# Auflösung von über 1024x768 auf 15" TFT



## suntrop (10. April 2004)

Hi,

ich habe heute eine neue Grafikkarte (ATI Radeon 9200) eingebaut.
Nachdem ich den Treiber installiert hatte konnte ich auf meinem
15" TFT Auflösungen von über 1024x768 Pixel auswählen, was sonst
nicht möglich war. 
Es war zwar ein rest des Bildschirms immer „ausgeblendet“, und ich
musste mit der Maus an den Rand fahren um den rechten Rand zu sehen,
allerdings fand ich das gar nicht schlecht.
Leider geht es jetzt nicht mehr.

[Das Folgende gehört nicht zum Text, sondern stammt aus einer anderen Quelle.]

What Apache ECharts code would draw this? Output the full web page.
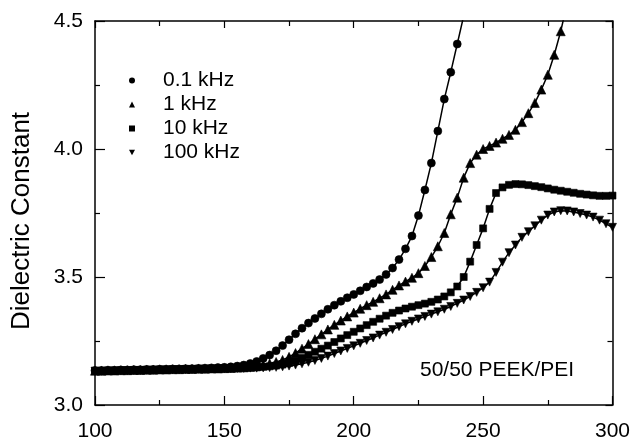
<!DOCTYPE html>
<html>
<head>
<meta charset="utf-8">
<script src="https://cdn.jsdelivr.net/npm/echarts@6/dist/echarts.min.js"></script>
<style>html,body{margin:0;padding:0;background:#fff;}#c{width:633px;height:442px;}</style>
</head>
<body>
<div id="c"></div>
<script>
var temps = [100,102.5,105,107.5,110,112.5,115,117.5,120,122.5,
125,127.5,130,132.5,135,137.5,140,142.5,145,147.5,
150,152.5,155,157.5,160,162.5,165,167.5,170,172.5,
175,177.5,180,182.5,185,187.5,190,192.5,195,197.5,
200,202.5,205,207.5,210,212.5,215,217.5,220,222.5,
225,227.5,230,232.5,235,237.5,240,242.5,245,247.5,
250,252.5,255,257.5,260,262.5,265,267.5,270,272.5,
275,277.5,280,282.5,285,287.5,290,292.5,295,297.5,300];

var f01kHz = [3.135,3.135,3.136,3.136,3.137,3.137,3.138,3.138,3.139,3.139,
3.140,3.140,3.141,3.141,3.142,3.142,3.143,3.144,3.145,3.146,
3.147,3.149,3.152,3.156,3.162,3.170,3.182,3.195,3.212,3.232,
3.255,3.278,3.300,3.320,3.338,3.356,3.374,3.390,3.405,3.419,
3.432,3.446,3.461,3.475,3.490,3.510,3.535,3.568,3.610,3.660,
3.740,3.840,3.945,4.070,4.195,4.300,4.410,4.520];

var f1kHz = [3.134,3.134,3.135,3.135,3.136,3.136,3.137,3.137,3.138,3.138,
3.139,3.139,3.140,3.140,3.141,3.141,3.142,3.142,3.143,3.143,
3.144,3.145,3.146,3.147,3.149,3.152,3.156,3.162,3.168,3.176,
3.188,3.203,3.220,3.238,3.257,3.276,3.295,3.313,3.330,3.346,
3.361,3.376,3.390,3.403,3.417,3.432,3.450,3.467,3.482,3.497,
3.515,3.543,3.578,3.620,3.672,3.745,3.810,3.888,3.945,3.978,
4.000,4.012,4.025,4.040,4.055,4.075,4.105,4.140,4.180,4.232,
4.290,4.368,4.460,4.570];

var f10kHz = [3.133,3.133,3.134,3.134,3.135,3.135,3.136,3.136,3.137,3.137,
3.138,3.138,3.139,3.139,3.140,3.140,3.141,3.141,3.142,3.142,
3.143,3.143,3.144,3.145,3.146,3.147,3.149,3.151,3.154,3.158,
3.164,3.173,3.184,3.196,3.208,3.220,3.232,3.246,3.260,3.273,
3.286,3.299,3.312,3.325,3.337,3.349,3.360,3.369,3.377,3.384,
3.390,3.396,3.403,3.412,3.424,3.440,3.463,3.500,3.560,3.625,
3.690,3.766,3.828,3.850,3.860,3.863,3.862,3.859,3.855,3.851,
3.846,3.841,3.837,3.833,3.829,3.825,3.822,3.819,3.817,3.817,3.818];

var f100kHz = [3.132,3.132,3.133,3.133,3.134,3.134,3.135,3.135,3.136,3.136,
3.137,3.137,3.138,3.138,3.139,3.139,3.140,3.140,3.141,3.141,
3.142,3.142,3.143,3.143,3.144,3.144,3.145,3.146,3.147,3.149,
3.152,3.156,3.161,3.167,3.174,3.182,3.191,3.201,3.211,3.221,
3.231,3.241,3.252,3.262,3.273,3.284,3.295,3.306,3.317,3.327,
3.336,3.346,3.355,3.364,3.374,3.385,3.397,3.410,3.424,3.440,
3.458,3.480,3.518,3.558,3.595,3.625,3.655,3.677,3.700,3.722,
3.742,3.754,3.759,3.758,3.754,3.748,3.742,3.734,3.722,3.708,3.694];

var seriesNames = ['0.1 kHz','1 kHz','10 kHz','100 kHz'];
var xTicks = [100,150,200,250,300];
var yTicks = [3.0,3.5,4.0,4.5];
var annotation = '50/50 PEEK/PEI';
var yTitle = 'Dielectric Constant';

function pairs(vals){ return vals.map(function(v,i){ return [temps[i], v]; }); }

var FONT = 'Liberation Sans';
var downTri = 'path://M0,0L10,0L5,9Z';

function mkSeries(name, vals, symbol, size, rotate){
  return {
    name: name, type: 'line', data: pairs(vals),
    symbol: symbol, symbolSize: size, symbolRotate: rotate || 0,
    showAllSymbol: true, clip: true, smooth: false,
    lineStyle: {color: '#000', width: 1.5},
    itemStyle: {color: '#000', borderColor: '#000', borderWidth: 0.6},
    emphasis: {disabled: true}, animation: false
  };
}

var chart = echarts.init(document.getElementById('c'), null, {renderer: 'canvas'});
var axisCommon = {
  min: 100, max: 300, interval: 50,
  axisLine: {show: true, lineStyle: {color: '#000', width: 1.5}},
  axisTick: {show: true, inside: true, length: 9, lineStyle: {color: '#000', width: 1.2}},
  minorTick: {show: true, splitNumber: 2, length: 5, lineStyle: {color: '#000', width: 1.2}},
  splitLine: {show: false}
};
var yCommon = {
  min: 3.0, max: 4.5, interval: 0.5,
  axisLine: {show: true, onZero: false, lineStyle: {color: '#000', width: 1.5}},
  axisTick: {show: true, inside: true, length: 10, lineStyle: {color: '#000', width: 1.2}},
  minorTick: {show: true, splitNumber: 2, length: 5, lineStyle: {color: '#000', width: 1.2}},
  splitLine: {show: false}
};

chart.setOption({
  backgroundColor: '#fff',
  animation: false,
  grid: {left: 95, right: 20, top: 21, bottom: 35, containLabel: false},
  legend: {
    orient: 'vertical', left: 124, top: 65, itemGap: 3,
    itemWidth: 6, itemHeight: 6, selectedMode: false,
    itemStyle: {borderWidth: 0},
    textStyle: {fontFamily: FONT, fontSize: 21, color: '#000', padding: [5,0,0,23]},
    data: [
      {name: seriesNames[0], icon: 'circle'},
      {name: seriesNames[1], icon: 'triangle'},
      {name: seriesNames[2], icon: 'rect'},
      {name: seriesNames[3], icon: downTri}
    ]
  },
  xAxis: [
    Object.assign({type: 'value', position: 'bottom',
      axisLabel: {fontFamily: FONT, fontSize: 21, color: '#000', margin: 16,
        formatter: function(v){ return xTicks.indexOf(v) >= 0 ? String(v) : ''; }}}, axisCommon),
    Object.assign({type: 'value', position: 'top', axisLabel: {show: false}}, axisCommon,
      {axisTick: {show: true, inside: true, length: 7, lineStyle: {color: '#000', width: 1.2}}})
  ],
  yAxis: [
    Object.assign({type: 'value', position: 'left',
      name: yTitle, nameLocation: 'middle', nameGap: 60, nameRotate: 90,
      nameTextStyle: {fontFamily: FONT, fontSize: 26, color: '#000', padding: [0,16,0,0]},
      axisLabel: {fontFamily: FONT, fontSize: 21, color: '#000', margin: 12,
        formatter: function(v){ return v.toFixed(1); }}}, yCommon),
    Object.assign({type: 'value', position: 'right', axisLabel: {show: false}}, yCommon,
      {axisTick: {show: true, inside: true, length: 7, lineStyle: {color: '#000', width: 1.2}}})
  ],
  graphic: [{
    type: 'text', left: 420, top: 360,
    style: {text: annotation, fontFamily: FONT, fontSize: 21, fill: '#000'}
  }],
  series: [
    mkSeries(seriesNames[0], f01kHz, 'circle', 8),
    mkSeries(seriesNames[1], f1kHz, 'triangle', 9),
    mkSeries(seriesNames[2], f10kHz, 'rect', 7),
    mkSeries(seriesNames[3], f100kHz, downTri, 8)
  ]
});
</script>
</body>
</html>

Warum auch immer, aber ich kann nur
noch Auflösungen bis 1024x768 auswählen.

Kann ich das nicht irgendwie nochmal ändern? Ohne den Treiber neu
installieren zu müssen.


Danke.


----------



## Daniel Mannheimer (10. April 2004)

Wenn, dann sollte es folgendermaßen funktionieren:

Eigenschaften von Anzeige -> Einstellungen -> Erweitert -> Grafikkarte -> Alle Modi auflisten


----------



## DSARAB (12. April 2004)

WENN überhaupt, dann sollte es folgendermaßen funktionieren:

Eigenschaften von Anzeige -> Einstellungen -> Erweitert -> Monitor -> Modi ausblenden die von diesem Monitor nicht angezeigt werden

Dort darf KEIN Haken sein, sonst geht es nicht.

Das funtioniert aber NUR bei einem korrekt erkannten Monitor (Ist aber der Fall, da bin ich mir sicher).


MfG und frohe Ostern,

DSARAB


----------



## screamingsilence (31. August 2004)

Hey!
Kriegt man das wohl auch hin ohne das man andauernd das Bild von  rechts nach links bzw. von oben nach unten mit der Maus verschieben muss


----------



## screamingsilence (31. August 2004)

Hey!
Kriegt man das wohl auch hin ohne das man andauernd das Bild von  rechts nach links bzw. von oben nach unten mit der Maus verschieben muss


----------



## Radhad (31. August 2004)

Indem man das angezeigte Bild der Bildfläche anpasst. Entweder am Monitor selbst oder über die Treiber. Da ich allerdings nicht die ATI Treiber kenne, musst du da selber nachschauen.


MfG Radhad


----------